Paul Bardal (November 5, 1889 in Winnipeg, Manitoba – February 6, 1966) was a politician in Manitoba, Canada. He served in the Legislative Assembly of Manitoba as a Liberal-Progressive MLA from 1941 to 1945, and again from 1949 to 1953.

Bardal was born to Paul Bardal and Dora Bjornson, Icelandic immigrants living in Winnipeg, and was educated in the city. He became the director of A.S. Bardal, Funeral Directors, and was an alderman in the City of Winnipeg from 1931 to 1941. He married Oddny Bergson in 1926. Bardal was also a member of the British and Foreign Bible Society, and a director of the Winnipeg Symphony Orchestra.

He first ran for the Manitoba legislature in the 1936 provincial election, in the constituency of Winnipeg (which elected ten members by a single transferable ballot). He finished sixteenth out of twenty-one candidates on the first ballot, and was eliminated on the seventh count.

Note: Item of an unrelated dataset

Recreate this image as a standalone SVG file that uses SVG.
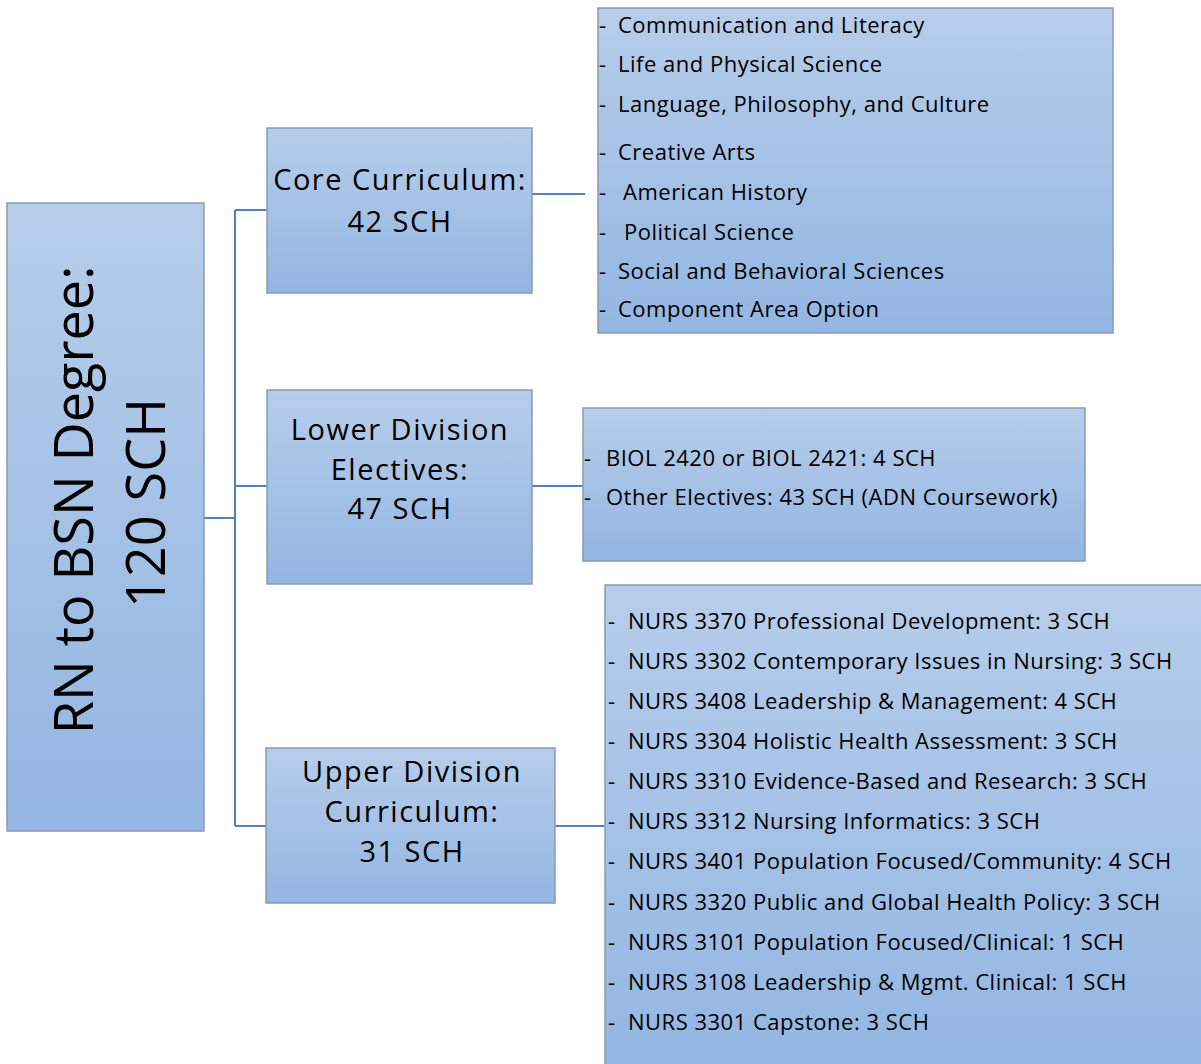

He ran again in the 1941 election, and this time finished twelfth out of twenty-seven candidates on the first count. He did well on transfers, and was elected to the eighth seat in the city. From 1941 to 1945, he was a backbench supporter of the ministries of John Bracken and Stuart Garson.

The Cooperative Commonwealth Federation polled well in Winnipeg in the 1945 provincial election, and helped to push Bardal to fifteenth place out of twenty candidates on the first ballot. He was eliminated on the eleventh count.

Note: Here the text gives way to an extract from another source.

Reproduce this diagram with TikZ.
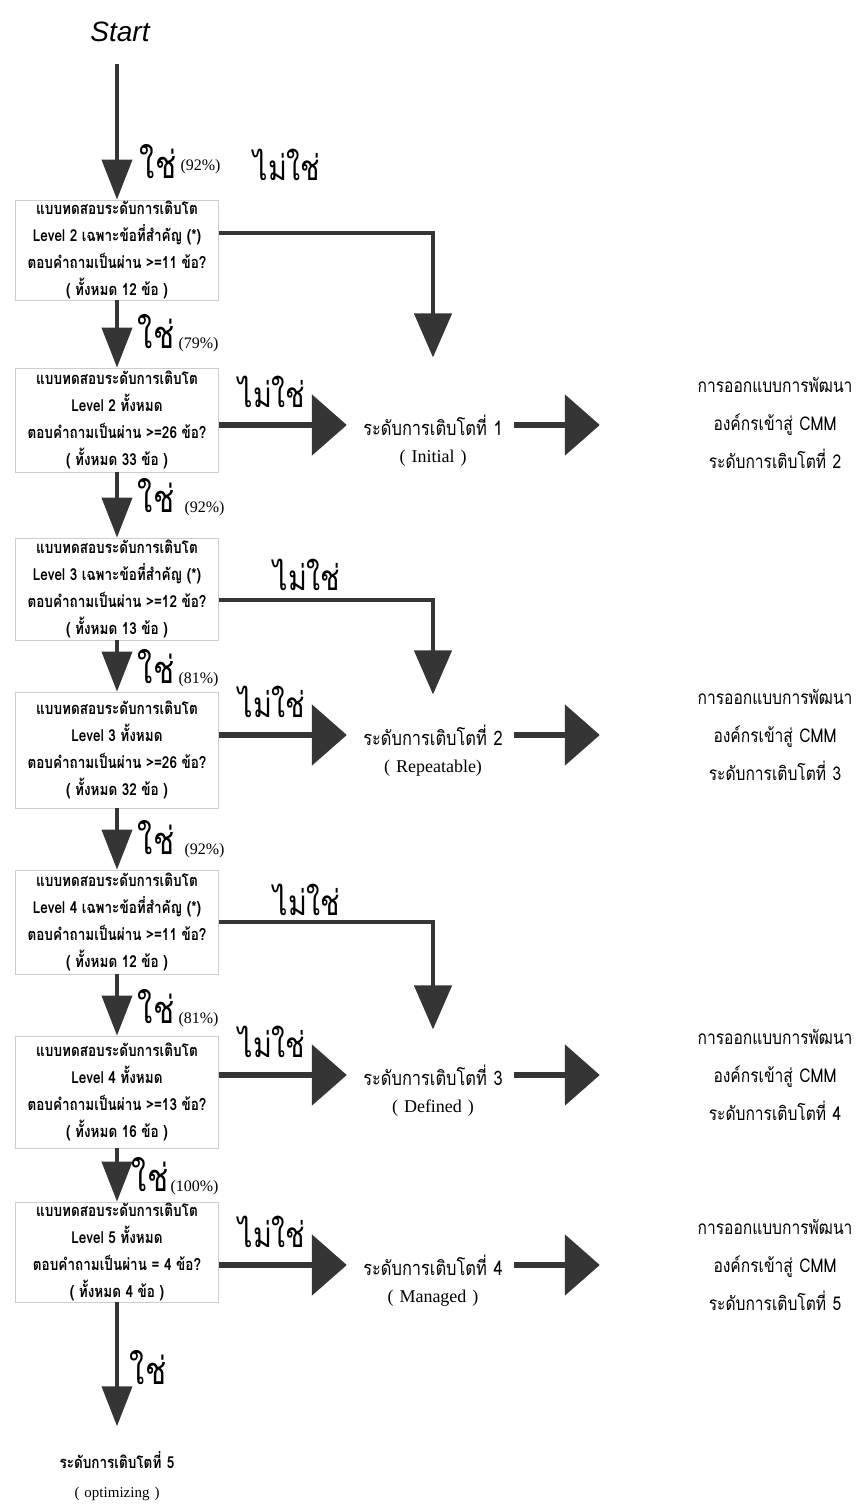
\documentclass[tikz,border=0pt]{standalone}
\usepackage{fontspec}
\usepackage{tikz}
\usetikzlibrary{arrows.meta,positioning}
\newfontfamily\thaifont[Script=Thai, FakeStretch=0.82]{Loma}
\newfontfamily\startfont{Liberation Sans}
\newfontfamily\pctfont{Liberation Serif}
\definecolor{arrowgray}{HTML}{353535}
\definecolor{boxgray}{HTML}{CDCDCD}
\tikzset{
    test-box/.style = {draw=boxgray, line width=0.8pt, minimum width=203pt, minimum height=100pt, inner sep=0pt, align=center, font=\thaifont\bfseries\fontsize{16.5}{27}\selectfont},
    level-text/.style = {text width=156pt, inner sep=3pt, align=center, font=\thaifont\fontsize{20}{22}\selectfont},
    level-name/.style = {text width=156pt, inner sep=3pt, align=center, font=\pctfont\fontsize{18}{20}\selectfont},
    design-text/.style = {text width=160pt, inner sep=3pt, align=center, font=\thaifont\fontsize{19}{38}\selectfont},
    yes-label/.style = {inner sep=0pt, font=\thaifont\fontsize{38}{40}\selectfont},
    no-label/.style = {inner sep=0pt, font=\thaifont\fontsize{35}{38}\selectfont},
    pct-label/.style = {inner sep=0pt, anchor=base west, font=\pctfont\fontsize{16}{18}\selectfont},
    down-arrow/.style = {draw=arrowgray, line width=4pt, -{Triangle[length=40pt,width=30pt]}},
    side-arrow/.style = {draw=arrowgray, line width=6pt, -{Triangle[length=35pt,width=60pt]}},
    elbow-arrow/.style = {draw=arrowgray, line width=4.5pt, -{Triangle[length=44pt,width=37pt]}},
}
\begin{document}
\begin{tikzpicture}[x=1pt, y=-1pt]
\useasboundingbox (0,0) rectangle (856,1509);

\node[inner sep=2pt, font=\startfont\itshape\fontsize{28}{30}\selectfont] (start) at (120,32) {Start};

% test boxes
\node[test-box] (box1) at (117,250) {แบบทดสอบระดับการเติบโต\\Level 2 เฉพาะข้อที่สำคัญ (*)\\ตอบคำถามเป็นผ่าน >=11 ข้อ?\\( ทั้งหมด 12 ข้อ )};
\node[test-box, minimum height=104pt] (box2) at (117,420) {แบบทดสอบระดับการเติบโต\\Level 2 ทั้งหมด\\ตอบคำถามเป็นผ่าน >=26 ข้อ?\\( ทั้งหมด 33 ข้อ )};
\node[test-box, minimum height=102pt] (box3) at (117,589) {แบบทดสอบระดับการเติบโต\\Level 3 เฉพาะข้อที่สำคัญ (*)\\ตอบคำถามเป็นผ่าน >=12 ข้อ?\\( ทั้งหมด 13 ข้อ )};
\node[test-box, minimum height=116pt] (box4) at (117,750) {แบบทดสอบระดับการเติบโต\\Level 3 ทั้งหมด\\ตอบคำถามเป็นผ่าน >=26 ข้อ?\\( ทั้งหมด 32 ข้อ )};
\node[test-box, minimum height=104pt] (box5) at (117,922) {แบบทดสอบระดับการเติบโต\\Level 4 เฉพาะข้อที่สำคัญ (*)\\ตอบคำถามเป็นผ่าน >=11 ข้อ?\\( ทั้งหมด 12 ข้อ )};
\node[test-box, minimum height=112pt] (box6) at (117,1092) {แบบทดสอบระดับการเติบโต\\Level 4 ทั้งหมด\\ตอบคำถามเป็นผ่าน >=13 ข้อ?\\( ทั้งหมด 16 ข้อ )};
\node[test-box] (box7) at (117,1252) {แบบทดสอบระดับการเติบโต\\Level 5 ทั้งหมด\\ตอบคำถามเป็นผ่าน = 4 ข้อ?\\( ทั้งหมด 4 ข้อ )};

% maturity levels
\node[level-text] (lev1) at (433,425) {ระดับการเติบโตที่ 1};
\node[level-name, below=8pt of lev1] (lev1-name) {( Initial )};
\node[level-text] (lev2) at (433,735) {ระดับการเติบโตที่ 2};
\node[level-name, below=8pt of lev2] (lev2-name) {( Repeatable)};
\node[level-text] (lev3) at (433,1075) {ระดับการเติบโตที่ 3};
\node[level-name, below=8pt of lev3] (lev3-name) {( Defined )};
\node[level-text] (lev4) at (433,1265) {ระดับการเติบโตที่ 4};
\node[level-name, below=8pt of lev4] (lev4-name) {( Managed )};
\node[level-text, font=\thaifont\bfseries\fontsize{16.5}{18}\selectfont] (lev5) at (117,1460) {ระดับการเติบโตที่ 5};
\node[level-name, font=\pctfont\fontsize{15}{18}\selectfont, below=12pt of lev5] (lev5-name) {( optimizing )};

% design targets
\node[design-text] (des2) at (775,423) {การออกแบบการพัฒนา\\องค์กรเข้าสู่ CMM\\ระดับการเติบโตที่ 2};
\node[design-text] (des3) at (775,735) {การออกแบบการพัฒนา\\องค์กรเข้าสู่ CMM\\ระดับการเติบโตที่ 3};
\node[design-text] (des4) at (775,1075) {การออกแบบการพัฒนา\\องค์กรเข้าสู่ CMM\\ระดับการเติบโตที่ 4};
\node[design-text] (des5) at (775,1265) {การออกแบบการพัฒนา\\องค์กรเข้าสู่ CMM\\ระดับการเติบโตที่ 5};

% yes branch
\draw[down-arrow, shorten <=20pt] (box1.north |- start.south) -- (box1.north);
\draw[down-arrow] (box1) -- (box2);
\draw[down-arrow] (box2) -- (box3);
\draw[down-arrow] (box3) -- (box4);
\draw[down-arrow] (box4) -- (box5);
\draw[down-arrow] (box5) -- (box6);
\draw[down-arrow] (box6) -- (box7);
\draw[down-arrow, shorten >=22pt] (box7) -- (lev5);

\node[yes-label] (yes1) at (158,162) {ใช่};
\node[pct-label, yshift=8pt] (pct1) at ([xshift=4pt]yes1.base east) {(92\%)};
\node[yes-label] (yes2) at (156,332) {ใช่};
\node[pct-label] (pct2) at ([xshift=4pt]yes2.base east) {(79\%)};
\node[yes-label] (yes3) at (156,496) {ใช่};
\node[pct-label] (pct3) at ([xshift=10pt]yes3.base east) {(92\%)};
\node[yes-label] (yes4) at (156,667) {ใช่};
\node[pct-label] (pct4) at ([xshift=4pt]yes4.base east) {(81\%)};
\node[yes-label] (yes5) at (156,838) {ใช่};
\node[pct-label] (pct5) at ([xshift=10pt]yes5.base east) {(92\%)};
\node[yes-label] (yes6) at (156,1007) {ใช่};
\node[pct-label] (pct6) at ([xshift=4pt]yes6.base east) {(81\%)};
\node[yes-label] (yes7) at (150,1175) {ใช่};
\node[pct-label] (pct7) at ([xshift=2pt]yes7.base east) {(100\%)};
\node[yes-label] (yes8) at (148,1368) {ใช่};

% no branch
\node[no-label] (no1) at (287,165) {ไม่ใช่};
\draw[elbow-arrow, shorten >=54pt] ([yshift=17pt]box1.east) -| (lev1.north);
\node[no-label] (no3) at (307,575) {ไม่ใช่};
\draw[elbow-arrow, shorten >=27pt] ([yshift=-11pt]box3.east) -| (lev2.north);
\node[no-label] (no5) at (307,900) {ไม่ใช่};
\draw[elbow-arrow, shorten >=32pt] (box5.east) -| (lev3.north);

\draw[side-arrow, shorten >=5pt] (box2.east |- lev1.west) -- (lev1.west) node[no-label, pos=0.4, above=14pt] (no2) {ไม่ใช่};
\draw[side-arrow, shorten >=5pt] (box4.east |- lev2.west) -- (lev2.west) node[no-label, pos=0.4, above=14pt] (no4) {ไม่ใช่};
\draw[side-arrow, shorten >=5pt] (box6.east |- lev3.west) -- (lev3.west) node[no-label, pos=0.4, above=14pt] (no6) {ไม่ใช่};
\draw[side-arrow, shorten >=5pt] (box7.east |- lev4.west) -- (lev4.west) node[no-label, pos=0.4, above=14pt] (no7) {ไม่ใช่};

% to design
\draw[side-arrow, shorten >=92pt] (lev1.east) -- (des2.west |- lev1.east);
\draw[side-arrow, shorten >=92pt] (lev2.east) -- (des3.west |- lev2.east);
\draw[side-arrow, shorten >=92pt] (lev3.east) -- (des4.west |- lev3.east);
\draw[side-arrow, shorten >=92pt] (lev4.east) -- (des5.west |- lev4.east);
\end{tikzpicture}
\end{document}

Winnipeg's electoral map was redrawn prior to the 1949 provincial election, and the city's single ten-member constituency was replaced with three four-member constituencies. Bardal sought a return to the legislature in Winnipeg Centre. Although he finished fifth out of nine candidates on the first ballot, he did well enough to transfers to defeat Progressive Conservative candidate Hank Scott for the final seat, by a margin of only 200 votes. For the next four years, he served as a backbench supporter to Douglas Campbell's government.

In March 1953, the Liberal-Progressive Party announced that it would nominate three candidates in Winnipeg Centre. Bardal declared himself a candidate, but could not attend the nomination meeting due to an illness. He was defeated by three other candidates, and left the legislature after serving out the remainder of his term.

His brother Sigurgeir was a prominent physician in Manitoba.